Working data:
-- start --

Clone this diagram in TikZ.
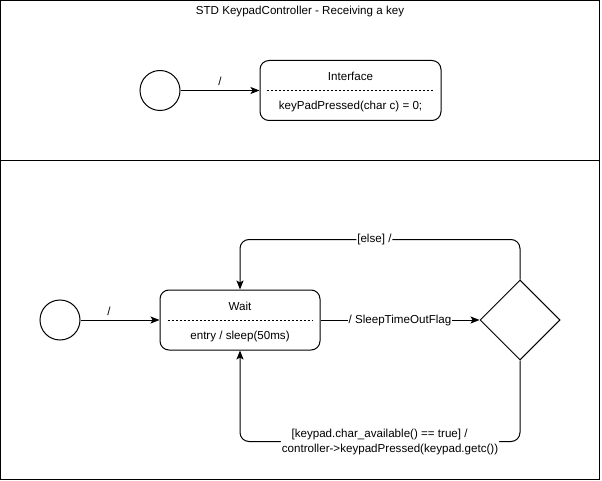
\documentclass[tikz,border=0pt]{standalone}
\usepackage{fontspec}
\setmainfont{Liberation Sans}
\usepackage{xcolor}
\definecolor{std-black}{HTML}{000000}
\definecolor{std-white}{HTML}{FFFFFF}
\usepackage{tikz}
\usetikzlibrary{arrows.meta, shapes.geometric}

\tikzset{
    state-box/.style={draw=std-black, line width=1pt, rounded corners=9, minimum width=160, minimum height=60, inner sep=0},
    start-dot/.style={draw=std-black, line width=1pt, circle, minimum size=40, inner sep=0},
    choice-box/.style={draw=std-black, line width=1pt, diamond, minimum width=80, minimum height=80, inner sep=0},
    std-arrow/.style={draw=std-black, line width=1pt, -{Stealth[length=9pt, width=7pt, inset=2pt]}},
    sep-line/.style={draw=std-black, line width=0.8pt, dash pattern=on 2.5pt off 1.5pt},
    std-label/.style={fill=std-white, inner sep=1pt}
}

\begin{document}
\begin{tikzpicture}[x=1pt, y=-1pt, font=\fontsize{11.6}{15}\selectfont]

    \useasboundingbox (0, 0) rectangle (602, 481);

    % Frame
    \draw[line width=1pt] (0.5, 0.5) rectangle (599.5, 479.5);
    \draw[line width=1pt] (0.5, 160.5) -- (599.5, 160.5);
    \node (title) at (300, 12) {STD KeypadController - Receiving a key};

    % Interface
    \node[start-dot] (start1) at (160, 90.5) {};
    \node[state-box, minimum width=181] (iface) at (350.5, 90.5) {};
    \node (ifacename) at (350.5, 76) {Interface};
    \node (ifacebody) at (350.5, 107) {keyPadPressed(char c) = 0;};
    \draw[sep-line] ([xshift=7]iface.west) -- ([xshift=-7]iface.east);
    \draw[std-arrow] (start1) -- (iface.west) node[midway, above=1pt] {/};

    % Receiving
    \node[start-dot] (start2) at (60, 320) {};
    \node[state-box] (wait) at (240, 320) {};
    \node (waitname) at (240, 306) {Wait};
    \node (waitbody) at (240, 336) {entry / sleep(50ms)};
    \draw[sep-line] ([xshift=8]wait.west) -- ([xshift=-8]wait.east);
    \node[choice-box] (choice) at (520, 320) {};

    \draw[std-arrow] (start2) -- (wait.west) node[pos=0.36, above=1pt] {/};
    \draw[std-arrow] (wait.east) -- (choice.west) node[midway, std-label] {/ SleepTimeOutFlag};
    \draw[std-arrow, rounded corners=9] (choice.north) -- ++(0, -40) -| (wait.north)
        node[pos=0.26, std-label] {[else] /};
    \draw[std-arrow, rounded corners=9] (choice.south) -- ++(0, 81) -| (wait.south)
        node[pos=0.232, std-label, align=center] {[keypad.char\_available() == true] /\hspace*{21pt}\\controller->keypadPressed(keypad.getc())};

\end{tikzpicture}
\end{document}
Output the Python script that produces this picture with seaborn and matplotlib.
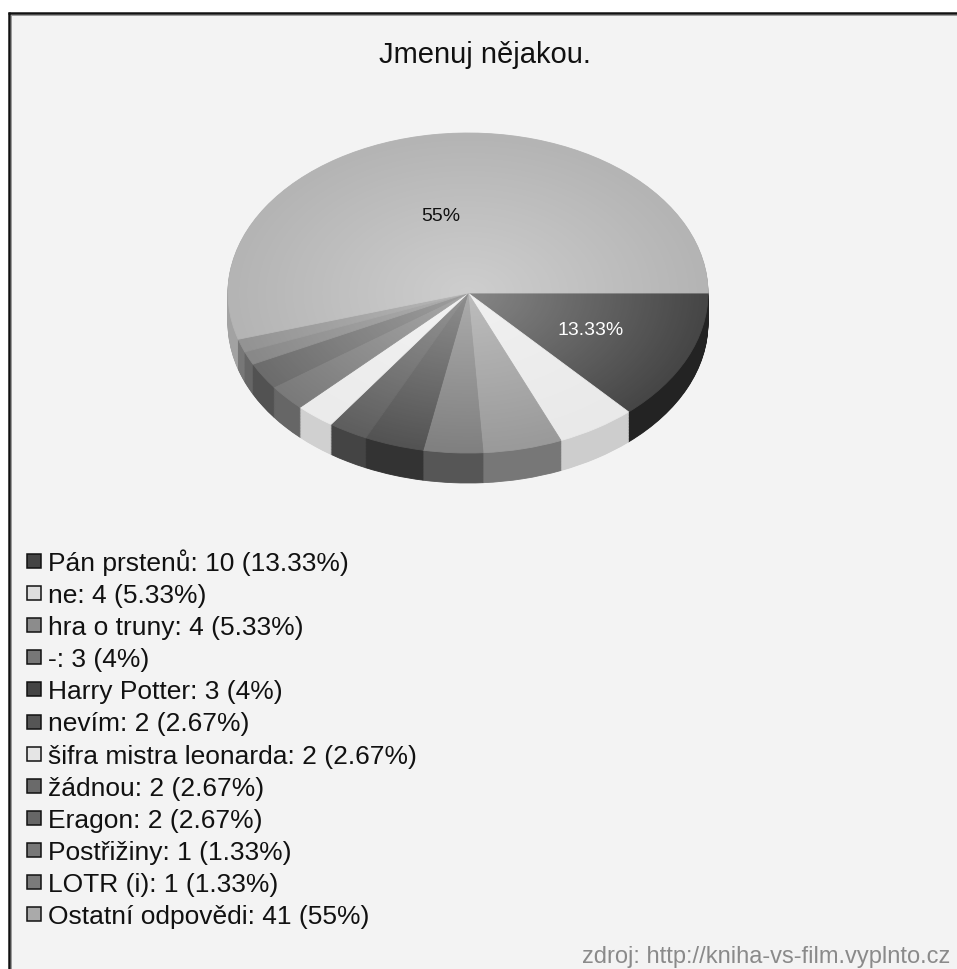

-- end --

Short problem:
Transcribe the complete set of entries verbatim. No pictures belong in the copy.

Written response:
Clone this diagram in TikZ.
\documentclass[tikz,border=0pt]{standalone}
\usepackage{fontspec}
\setmainfont{Liberation Sans}
\usepackage{xcolor}
\definecolor{std-black}{HTML}{000000}
\definecolor{std-white}{HTML}{FFFFFF}
\usepackage{tikz}
\usetikzlibrary{arrows.meta, shapes.geometric}

\tikzset{
    state-box/.style={draw=std-black, line width=1pt, rounded corners=9, minimum width=160, minimum height=60, inner sep=0},
    start-dot/.style={draw=std-black, line width=1pt, circle, minimum size=40, inner sep=0},
    choice-box/.style={draw=std-black, line width=1pt, diamond, minimum width=80, minimum height=80, inner sep=0},
    std-arrow/.style={draw=std-black, line width=1pt, -{Stealth[length=9pt, width=7pt, inset=2pt]}},
    sep-line/.style={draw=std-black, line width=0.8pt, dash pattern=on 2.5pt off 1.5pt},
    std-label/.style={fill=std-white, inner sep=1pt}
}

\begin{document}
\begin{tikzpicture}[x=1pt, y=-1pt, font=\fontsize{11.6}{15}\selectfont]

    \useasboundingbox (0, 0) rectangle (602, 481);

    % Frame
    \draw[line width=1pt] (0.5, 0.5) rectangle (599.5, 479.5);
    \draw[line width=1pt] (0.5, 160.5) -- (599.5, 160.5);
    \node (title) at (300, 12) {STD KeypadController - Receiving a key};

    % Interface
    \node[start-dot] (start1) at (160, 90.5) {};
    \node[state-box, minimum width=181] (iface) at (350.5, 90.5) {};
    \node (ifacename) at (350.5, 76) {Interface};
    \node (ifacebody) at (350.5, 107) {keyPadPressed(char c) = 0;};
    \draw[sep-line] ([xshift=7]iface.west) -- ([xshift=-7]iface.east);
    \draw[std-arrow] (start1) -- (iface.west) node[midway, above=1pt] {/};

    % Receiving
    \node[start-dot] (start2) at (60, 320) {};
    \node[state-box] (wait) at (240, 320) {};
    \node (waitname) at (240, 306) {Wait};
    \node (waitbody) at (240, 336) {entry / sleep(50ms)};
    \draw[sep-line] ([xshift=8]wait.west) -- ([xshift=-8]wait.east);
    \node[choice-box] (choice) at (520, 320) {};

    \draw[std-arrow] (start2) -- (wait.west) node[pos=0.36, above=1pt] {/};
    \draw[std-arrow] (wait.east) -- (choice.west) node[midway, std-label] {/ SleepTimeOutFlag};
    \draw[std-arrow, rounded corners=9] (choice.north) -- ++(0, -40) -| (wait.north)
        node[pos=0.26, std-label] {[else] /};
    \draw[std-arrow, rounded corners=9] (choice.south) -- ++(0, 81) -| (wait.south)
        node[pos=0.232, std-label, align=center] {[keypad.char\_available() == true] /\hspace*{21pt}\\controller->keypadPressed(keypad.getc())};

\end{tikzpicture}
\end{document}
Output the Python script that produces this picture with seaborn and matplotlib.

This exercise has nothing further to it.